With the release of the formerly classified JFK assassination files that have been classified since nineteen sixty-three, I was reminded of my own interest in conspiracy theories, new and old. As a recovering government employee, one who had worked in the intelligence business for nearly four decades, I was born skeptical and remain paranoid about these kind of things-- but there are mitigating factors that make me believe that conspiracy theories are just that: theories and not proof. Let me explain why.
My wife and I drove across country to Monterey California from the Cape this summer, stopping in Roswell New Mexico, to visit the UFO Museum located there. It is an interesting place, filled with artifacts and a slew of true believers who inhabit the smallish building.
A friend of mine, a colonel in the Air Force, was given the unenviable task of writing the Roswell report in the mid-1980s. His charge was to interview all remaining individuals who allegedly witnessed the crash of a UFO had a ranch outside of Roswell, as well as descendants of those individuals. His report was exhaustive, and well done. It was a fitting tribute to his twenty-nine years in the service of his country and the United States Air Force. Conspiracy theorists immediately debunked the report as government propaganda, and evidence that the government was in fact covering up the Roswell UFO sighting and the aliens that they recovered.

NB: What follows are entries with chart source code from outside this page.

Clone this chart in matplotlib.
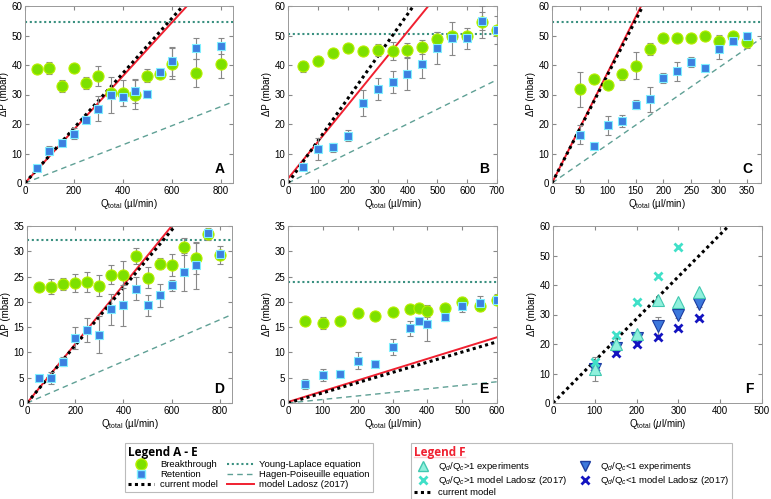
import numpy as np
import matplotlib.pyplot as plt
from matplotlib.lines import Line2D

plt.rcParams['font.family'] = ['Liberation Sans', 'DejaVu Sans']
plt.rcParams['mathtext.fontset'] = 'custom'
plt.rcParams['mathtext.rm'] = 'Liberation Sans'
plt.rcParams['mathtext.it'] = 'Liberation Sans:italic'

# ---- panel A ----
qA = [50, 100, 150, 200, 250, 300, 350, 400, 450, 500, 550, 600, 700, 800]
btA = [38.5, 39.0, 33.0, 39.0, 34.0, 36.3, 30.5, 30.5, 30.0, 36.3, 37.0, 40.5, 37.3, 40.3]
btA_err = [0, 2.0, 2.0, 0, 2.0, 3.3, 0, 4.5, 5.0, 2.2, 0, 5.3, 4.8, 4.8]
rtA = [5.2, 11.0, 13.7, 16.7, 21.2, 25.2, 29.8, 29.0, 31.2, 30.3, 37.5, 41.2, 45.6, 46.4]
rtA_err = [0, 1.5, 0, 1.8, 0, 4.3, 6.0, 3.0, 4.2, 0, 1.3, 4.8, 3.5, 2.8]
ylA, hpA = 54.5, [0, 27.5]
ladA, curA = [0, 60], [0, 60]
xladA, xcurA = [0, 662], [0, 645]

# ---- panel B ----
qB = [50, 100, 150, 200, 250, 300, 350, 400, 450, 500, 550, 600, 650, 700]
btB = [39.5, 41.5, 44.2, 45.6, 44.8, 45.1, 44.7, 45.0, 46.1, 48.9, 49.8, 50.0, 54.5, 51.8]
btB_err = [2.0, 1.5, 0, 0, 0, 2.0, 3.0, 2.5, 2.5, 2.3, 0, 0, 5.5, 4.8]
rtB = [5.5, 11.4, 12.1, 16.1, 27.1, 31.8, 34.2, 37.1, 40.3, 45.8, 49.0, 49.0, 55.0, 51.8]
rtB_err = [0, 3.7, 1.5, 1.7, 4.5, 3.8, 3.8, 5.5, 4.7, 5.3, 5.5, 3.7, 3.0, 0]
ylB, hpB = 50.5, [0, 35]
ladB, curB = [1.5, 60], [0, 60]
xladB, xcurB = [0, 470], [0, 420]

# ---- panel C ----
qC = [50, 75, 100, 125, 150, 175, 200, 225, 250, 275, 300, 325, 350]
btC = [31.7, 35.1, 33.2, 36.8, 39.8, 45.5, 49.1, 49.0, 49.3, 50.0, 48.3, 49.8, 47.8]
btC_err = [6.0, 0, 0, 2.0, 4.7, 2.0, 0, 0, 0, 0, 2.0, 0, 2.0]
rtC = [16.4, 12.5, 19.5, 21.0, 26.5, 28.4, 35.6, 37.8, 41.0, 39.0, 45.4, 48.3, 49.9]
rtC_err = [3.3, 0, 3.2, 2.0, 1.5, 4.3, 1.7, 3.3, 1.6, 0, 3.2, 1.3, 0]
ylC, hpC = 54.5, [0, 49]
ladC, curC = [0, 60], [0, 60]
xladC, xcurC = [0, 160], [0, 163]

# ---- panel D ----
qD = [50, 100, 150, 200, 250, 300, 350, 400, 450, 500, 550, 600, 650, 700, 750, 800]
btD = [23.0, 23.0, 23.6, 23.8, 23.9, 23.2, 25.4, 25.4, 29.0, 24.8, 27.5, 27.3, 30.9, 28.6, 33.5, 29.2]
btD_err = [0, 1.5, 1.2, 1.8, 2.0, 2.1, 1.9, 2.7, 1.6, 2.0, 1.1, 2.1, 1.7, 3.1, 1.2, 1.8]
rtD = [4.9, 5.0, 8.2, 12.9, 14.4, 13.5, 18.5, 19.3, 22.6, 19.3, 21.3, 23.3, 25.9, 27.2, 33.7, 29.5]
rtD_err = [0, 1.2, 0.9, 2.2, 2.4, 3.7, 3.1, 4.1, 2.3, 2.0, 2.3, 1.1, 3.7, 4.6, 0, 0]
ylD, hpD = 32.3, [0, 17.5]
ladD, curD = [0, 35], [0, 35]
xladD, xcurD = [0, 600], [0, 614]

# ---- panel E ----
qE = [50, 100, 150, 200, 250, 300, 350, 375, 400, 450, 500, 550, 600]
btE = [16.3, 15.9, 16.3, 17.8, 17.2, 18.0, 18.6, 18.8, 18.2, 18.7, 19.9, 19.2, 20.4]
btE_err = [0, 1.2, 0, 0, 0, 0, 0, 0, 1.1, 0, 1.1, 1.0, 1.1]
rtE = [3.8, 5.6, 5.7, 8.4, 7.7, 11.0, 14.8, 16.3, 15.7, 17.1, 19.2, 19.8, 20.4]
rtE_err = [1.0, 1.2, 0, 1.7, 0, 1.6, 1.5, 0, 3.5, 0.9, 1.2, 1.3, 0]
ylE, hpE = 24.0, [0, 4.2]
ladE, curE = [0.2, 13.0], [0, 12.1]
xladE, xcurE = [0, 600], [0, 600]

# ---- panel F ----
qF = [100, 150, 200, 250, 300, 350]
gt_exp = [11.5, 20.0, 23.5, 35.0, 34.3, 37.6]
gt_mod = [14.0, 23.0, 34.2, 43.0, 52.8]
lt_exp = [11.5, 18.5, 22.0, 26.0, 29.8, 33.5]
lt_exp_err = [4.0, 1.0, 0, 3.0, 1.0, 0.8]
lt_mod = [12.3, 16.8, 20.0, 22.5, 25.5, 28.7]
curF, xcurF = [0, 60], [0, 420]

green, green_edge = '#7de000', '#b8f000'
blue, blue_edge = '#3c80e0', '#80f0ff'
yl_col, hp_col = '#3a9080', '#5fa095'
red = '#f02030'
cur_ls = (0, (1, 1.1))

fig = plt.figure(figsize=(7.71, 4.99), dpi=100)

W, H = 771, 499
def ax_at(x0, x1, ytop, ybot):
    return fig.add_axes([x0 / W, 1 - ybot / H, (x1 - x0) / W, (ybot - ytop) / H])

def style(ax, xmax, ymax, xt, yt, letter, mu=False):
    ax.set_xlim(0, xmax)
    ax.set_ylim(0, ymax)
    ax.set_xticks(xt)
    ax.set_yticks(yt)
    ax.tick_params(direction='in', top=True, right=True, labelsize=7, length=3,
                   color='#888888', pad=2)
    for s in ax.spines.values():
        s.set_color('#999999')
        s.set_linewidth(0.7)
    ax.set_ylabel('ΔP (mbar)', fontsize=7, labelpad=2)
    if mu:
        ax.set_xlabel(r'Q$_{\mathrm{total}}$ ($\mu$l/min)', fontsize=7, labelpad=1)
    else:
        ax.set_xlabel(r'Q$_{\mathrm{total}}$ (µl/min)', fontsize=7, labelpad=1)
    ax.text(0.96, 0.04, letter, transform=ax.transAxes, ha='right', va='bottom',
            fontsize=10, fontweight='bold')

def panel(ax, q, bt, bte, rt, rte, yl, hp, xlad, lad, xcur, cur, xmax):
    ax.axhline(yl, color=yl_col, lw=1.5, ls=(0, (1, 1.3)), zorder=1)
    ax.plot([0, xmax], hp, color=hp_col, lw=1, ls=(0, (4, 3)), zorder=1)
    ax.plot(xlad, lad, color=red, lw=1.4, zorder=2)
    ax.plot(xcur, cur, color='black', lw=2.2, ls=cur_ls, zorder=2)
    ax.errorbar(q, bt, yerr=bte, fmt='none', ecolor='#888888', elinewidth=0.8,
                capsize=2, capthick=0.8, zorder=3)
    ax.errorbar(q, rt, yerr=rte, fmt='none', ecolor='#888888', elinewidth=0.8,
                capsize=2, capthick=0.8, zorder=3)
    ax.plot(q, bt, 'o', ms=8, mfc=green, mec=green_edge, mew=0.8, zorder=4)
    ax.plot(q, rt, 's', ms=6, mfc=blue, mec=blue_edge, mew=0.8, zorder=5)

axA = ax_at(25, 233, 6, 183)
panel(axA, qA, btA, btA_err, rtA, rtA_err, ylA, hpA, xladA, ladA, xcurA, curA, 850)
style(axA, 850, 60, [0, 200, 400, 600, 800], range(0, 61, 10), 'A')

axB = ax_at(288, 497, 6, 183)
panel(axB, qB, btB, btB_err, rtB, rtB_err, ylB, hpB, xladB, ladB, xcurB, curB, 700)
style(axB, 700, 60, range(0, 701, 100), range(0, 61, 10), 'B')

axC = ax_at(552, 761, 6, 183)
panel(axC, qC, btC, btC_err, rtC, rtC_err, ylC, hpC, xladC, ladC, xcurC, curC, 375)
style(axC, 375, 60, range(0, 351, 50), range(0, 61, 10), 'C')

axD = ax_at(27, 232, 226, 403)
panel(axD, qD, btD, btD_err, rtD, rtD_err, ylD, hpD, xladD, ladD, xcurD, curD, 850)
style(axD, 850, 35, [0, 200, 400, 600, 800], range(0, 36, 5), 'D')

axE = ax_at(288, 497, 226, 403)
panel(axE, qE, btE, btE_err, rtE, rtE_err, ylE, hpE, xladE, ladE, xcurE, curE, 600)
style(axE, 600, 35, range(0, 601, 100), range(0, 36, 5), 'E')

axF = ax_at(553, 762, 226, 403)
axF.plot(xcurF, curF, color='black', lw=2.2, ls=cur_ls, zorder=2)
axF.errorbar(qF, lt_exp, yerr=lt_exp_err, fmt='none', ecolor='#888888',
             elinewidth=0.8, capsize=2, capthick=0.8, zorder=3)
axF.plot(qF, lt_exp, 'v', ms=8, mfc='#3c78dc', mec='#1c3ca0', mew=0.8, zorder=4)
axF.plot(qF, lt_mod, 'x', ms=6, mec='#1414c0', mew=2, zorder=4)
axF.plot(qF, gt_exp, '^', ms=8, mfc='#90f0dc', mec='#40c8b0', mew=0.8, zorder=5)
axF.plot(qF[:len(gt_mod)], gt_mod, 'x', ms=6, mec='#40e0c8', mew=2, zorder=5)
style(axF, 500, 60, range(0, 501, 100), range(0, 61, 10), 'F', mu=True)

# ---- legends ----
leg_kw = dict(loc='upper left', ncol=2, fontsize=6.8, alignment='left',
              frameon=True, fancybox=False, edgecolor='#aaaaaa',
              handleheight=0.6, labelspacing=0.1,
              borderpad=0.3, handletextpad=0.6, borderaxespad=0)

hA = [Line2D([], [], ls='none', marker='o', ms=8, mfc=green, mec=green_edge),
      Line2D([], [], ls='none', marker='s', ms=5.5, mfc=blue, mec=blue_edge),
      Line2D([], [], color='black', lw=2.2, ls=cur_ls),
      Line2D([], [], color=yl_col, lw=1.5, ls=(0, (1, 1.3))),
      Line2D([], [], color=hp_col, lw=1, ls=(0, (4, 3))),
      Line2D([], [], color=red, lw=1.4)]
lA = ['Breakthrough', 'Retention', 'current model',
      'Young-Laplace equation', 'Hagen-Poiseuille equation', 'model Ladosz (2017)']
legA = fig.legend(hA, lA, bbox_to_anchor=(125 / W, 1 - 443 / H),
                  title='Legend A - E', handlelength=2.8, columnspacing=1.0, **leg_kw)
tA = legA.get_title()
tA.set_fontweight('bold')
tA.set_fontsize(8.5)
tA.set_family(['Open Sans', 'DejaVu Sans'])
legA.get_frame().set_linewidth(0.8)

hF = [Line2D([], [], ls='none', marker='^', ms=7.5, mfc='#90f0dc', mec='#40c8b0'),
      Line2D([], [], ls='none', marker='x', ms=5.5, mec='#40e0c8', mew=2),
      Line2D([], [], color='black', lw=2.2, ls=cur_ls),
      Line2D([], [], ls='none', marker='v', ms=7.5, mfc='#3c78dc', mec='#1c3ca0'),
      Line2D([], [], ls='none', marker='x', ms=5.5, mec='#1414c0', mew=2)]
lF = [r'Q$_d$/Q$_c$>1 experiments', r'Q$_d$/Q$_c$>1 model Ladosz (2017)', 'current model',
      r'Q$_d$/Q$_c$<1 experiments', r'Q$_d$/Q$_c$<1 model Ladosz (2017)']
legF = fig.legend(hF, lF, bbox_to_anchor=(411 / W, 1 - 443 / H),
                  title='Legend F', handlelength=2.0, columnspacing=0.8, **leg_kw)
tF = legF.get_title()
tF.set_fontweight('bold')
tF.set_fontsize(8.5)
tF.set_color(red)
tF.set_family(['Open Sans', 'DejaVu Sans'])
legF.get_frame().set_linewidth(0.8)

fig.canvas.draw()
bb = tF.get_window_extent().transformed(fig.transFigure.inverted())
fig.add_artist(Line2D([bb.x0, bb.x1], [bb.y0 + 0.003, bb.y0 + 0.003],
                      transform=fig.transFigure, color=red, lw=1))

fig.savefig('out.png', dpi=100)
plt.close(fig)
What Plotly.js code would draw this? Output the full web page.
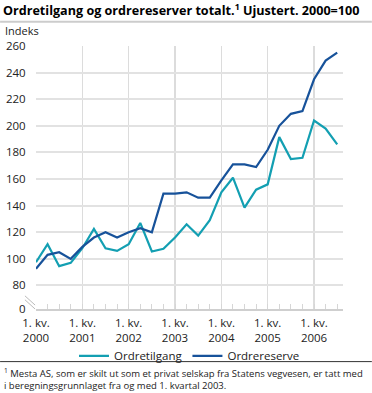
<!DOCTYPE html>
<html>
<head>
<meta charset="utf-8">
<script src="https://cdn.plot.ly/plotly-3.0.1.min.js"></script>
<style>
html,body{margin:0;padding:0;background:#fff;}
#chart{width:372px;height:393px;}
</style>
</head>
<body>
<div id="chart"></div>
<script>
// Quarters 2000 K1 – 2006 K3
const quarters = ['2000K1','2000K2','2000K3','2000K4','2001K1','2001K2','2001K3','2001K4',
  '2002K1','2002K2','2002K3','2002K4','2003K1','2003K2','2003K3','2003K4',
  '2004K1','2004K2','2004K3','2004K4','2005K1','2005K2','2005K3','2005K4',
  '2006K1','2006K2','2006K3'];
const ordretilgang = [97.5,111,94.5,97,108,122.5,108,106,111,127,105.5,107.5,116,126,117.5,129,
  150,161,138.5,152,156,191.5,175,176,204,198,186];
const ordrereserve = [92.5,103,105,100,109,116,120,116,120,123,120,149,149,150,146,146,
  159,171,171,169,182,200,209,211,235,249,255];
const yearTickQuarters = ['2000K1','2001K1','2002K1','2003K1','2004K1','2005K1','2006K1'];
const yearTickText = ['1. kv.<br>2000','1. kv.<br>2001','1. kv.<br>2002','1. kv.<br>2003','1. kv.<br>2004','1. kv.<br>2005','1. kv.<br>2006'];
const yTickVals = [80,100,120,140,160,180,200,220,240,260];
const yTickText = ['80','100','120','140','160','180','200','220','240','260'];
// broken axis: the "0" label sits at the bottom of the plot
const yBreakPos = 62.3;

const xIdx = quarters.map((q,i)=>i);
const FONT = 'Open Sans, sans-serif';

const traces = [
  {x:xIdx, y:ordretilgang, name:'Ordretilgang', type:'scatter', mode:'lines',
   line:{color:'#139fb2', width:2.2}},
  {x:xIdx, y:ordrereserve, name:'Ordrereserve', type:'scatter', mode:'lines',
   line:{color:'#17529a', width:2.2}}
];

const layout = {
  width:372, height:393,
  margin:{l:36, r:29, t:46, b:84},
  paper_bgcolor:'#fff', plot_bgcolor:'#fff',
  font:{family:FONT, size:12, color:'#333'},
  showlegend:true,
  title:{text:'<b>Ordretilgang og ordrereserver totalt.<sup>1</sup> Ujustert. 2000=100</b>',
    x:0.008, xanchor:'left', xref:'container', y:0.972, yanchor:'middle', yref:'container',
    font:{family:FONT, size:12.6, color:'#000'}},
  xaxis:{
    type:'linear', range:[0,26.5], fixedrange:true,
    tickvals:yearTickQuarters.map(q=>quarters.indexOf(q)), ticktext:yearTickText,
    showgrid:true, gridcolor:'#dcdcdc', gridwidth:1.5,
    ticks:'inside', ticklen:5, tickcolor:'#d6d6d6',
    minor:{dtick:1, tick0:0, ticks:'inside', ticklen:5, tickcolor:'#d6d6d6', showgrid:false},
    showline:true, linecolor:'#cfcfcf', linewidth:1.5,
    zeroline:false, ticklabelstandoff:3,
    tickfont:{family:FONT, size:11.5, color:'#222'}
  },
  yaxis:{
    range:[yBreakPos,260], fixedrange:true,
    tickvals:[yBreakPos].concat(yTickVals), ticktext:['0'].concat(yTickText),
    showgrid:true, gridcolor:'#e2e2e2', gridwidth:2,
    ticks:'outside', ticklen:7, tickcolor:'rgba(0,0,0,0)',
    showline:false, zeroline:false,
    tickfont:{family:FONT, size:11.5, color:'#222'}
  },
  legend:{orientation:'h', x:0.5, xanchor:'center', y:-0.178, yanchor:'middle',
    font:{family:FONT, size:11.5, color:'#222'}, itemwidth:30, tracegroupgap:0,
    bgcolor:'rgba(0,0,0,0)'},
  shapes:[
    {type:'line', xref:'paper', yref:'paper', x0:-0.117, x1:1.094, y0:1.092, y1:1.092,
     line:{color:'#cccccc', width:2}},
    {type:'line', xref:'paper', yref:'paper', x0:-0.117, x1:1.094, y0:-0.2, y1:-0.2,
     line:{color:'#333333', width:1}},
    {type:'line', xref:'paper', yref:'paper', x0:-0.036, x1:-0.003, y0:0.05, y1:0.015,
     line:{color:'#bbbbbb', width:1}},
    {type:'line', xref:'paper', yref:'paper', x0:-0.036, x1:-0.003, y0:0.035, y1:0.0,
     line:{color:'#bbbbbb', width:1}}
  ],
  annotations:[
    {text:'Indeks', xref:'paper', yref:'paper', x:-0.105, y:1.058, xanchor:'left', yanchor:'middle',
     showarrow:false, borderpad:0, font:{family:FONT, size:11, color:'#222'}},
    {text:'<sup>1</sup> Mesta AS, som er skilt ut som et privat selskap fra Statens vegvesen, er tatt med<br>i beregningsgrunnlaget fra og med 1. kvartal 2003.',
     xref:'paper', yref:'paper', x:-0.11, y:-0.21, xanchor:'left', yanchor:'top', align:'left',
     showarrow:false, font:{family:FONT, size:9.5, color:'#222'}}
  ]
};

Plotly.newPlot('chart', traces, layout, {displayModeBar:false, staticPlot:true});
</script>
</body>
</html>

Another good friend, a government lawyer, was a very junior member of the Warren Commission, the group charged with investigating the events surrounding that terrible day in November 1963, when John F. Kennedy was assassinated. I asked my lawyer friend, in passing, if there was anything in the files being withheld from the public that would change the perception, or the reality about Lee Harvey Oswald being the lone assassin. He answered that in his opinion, there was nothing in the classified files that would make much difference. He commented that conspiracy people, those with an ax to grind, and those having an agenda, would always claim that it was a conspiracy, that the Russians did it, that the CIA did it, that the FBI did it, that the Mafia did it, or my personal favorite, that the Cubans did it.
Now we had a chance to see whether my friend is correct: whether there is something of a smoking gun in these last few documents that are going to be released in the next few months.
I have put my paranoia aside, and reduced my skeptical level to almost zero, and hope (perhaps hopelessly) that the release of the remaining JFK assassination documents will quiet the extreme notions that exist about the assassination itself and responsibility for killing the president. Almost all of the players are dead now. Whatever was said and done during that terrible time, and was held as classified, needs to see the light of day. We owe it to the legacy of a great president.